A minimal forced alignment plugin that demonstrates the interface:

from typing import Any, Dict, Optional
from cjm_transcription_plugin_system.forced_alignment_core import ForcedAlignItem

class ExampleForcedAlignmentPlugin(ForcedAlignmentPlugin):
    """Example implementation showing how to create a forced alignment plugin."""

    def __init__(self):
        self._config: Dict[str, Any] = {}

    @property
    def name(self) -> str:
        return "example-forced-alignment"

    @property
    def version(self) -> str:
        return "1.0.0"

    @property
    def supported_formats(self) -> List[str]:
        return ["wav", "mp3", "flac"]

    def initialize(self, config: Optional[Dict[str, Any]] = None) -> None:
        self._config = config or {"language": "English"}

    def execute(
        self,
        audio: Union[str, Path],
        text: str,
        **kwargs
    ) -> ForcedAlignResult:
        """Mock alignment that assigns equal time to each word."""
        words = text.split()
        duration = 10.0  # Assume 10 seconds of audio
        time_per_word = duration / max(len(words), 1)

        items = []
        for i, word in enumerate(words):
            items.append(ForcedAlignItem(
                text=word.strip('.,!?;:'),
                start_time=round(i * time_per_word, 2),
                end_time=round((i + 1) * time_per_word, 2),
            ))

        return ForcedAlignResult(
            items=items,
            metadata={"model": "mock", "language": self._config.get("language")}
        )

    def get_config_schema(self) -> Dict[str, Any]:
        return {
            "type": "object",
            "properties": {
                "language": {"type": "string", "default": "English"}
            }
        }

    def get_current_config(self) -> Dict[str, Any]:
        return self._config

    def cleanup(self) -> None:
        pass

# Test the example plugin
plugin = ExampleForcedAlignmentPlugin()
plugin.initialize({"language": "English"})
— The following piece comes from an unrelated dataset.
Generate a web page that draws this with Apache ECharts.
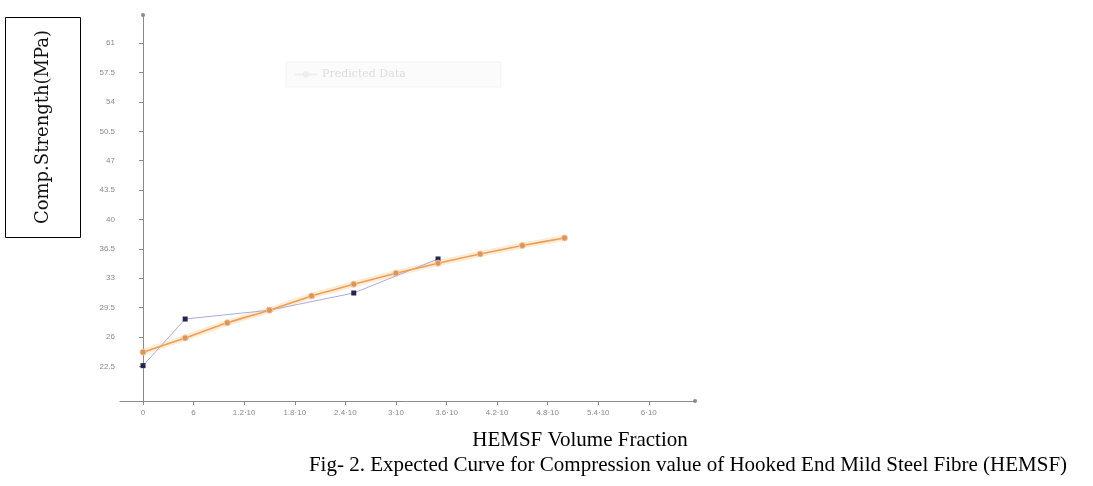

print(f"Plugin: {plugin.name} v{plugin.version}")
print(f"Supported formats: {plugin.supported_formats}")
print(f"Entry point group: {plugin.entry_point_group}")

# Test execution with text
result = plugin.execute("/tmp/audio.wav", text="Hello world how are you")
print(f"\nResult: {len(result.items)} items")
for item in result.items:
    print(f"  {item}")
print(f"Metadata: {result.metadata}")

assert len(result.items) == 5
assert result.items[0].text == "Hello"
assert result.metadata["language"] == "English"

plugin.cleanup()

Plugin: example-forced-alignment v1.0.0
Supported formats: ['wav', 'mp3', 'flac']
Entry point group: transcription.forced_alignment_plugins

Result: 5 items
  ForcedAlignItem(text='Hello', start_time=0.0, end_time=2.0)
  ForcedAlignItem(text='world', start_time=2.0, end_time=4.0)
  ForcedAlignItem(text='how', start_time=4.0, end_time=6.0)
  ForcedAlignItem(text='are', start_time=6.0, end_time=8.0)
  ForcedAlignItem(text='you', start_time=8.0, end_time=10.0)
Metadata: {'model': 'mock', 'language': 'English'}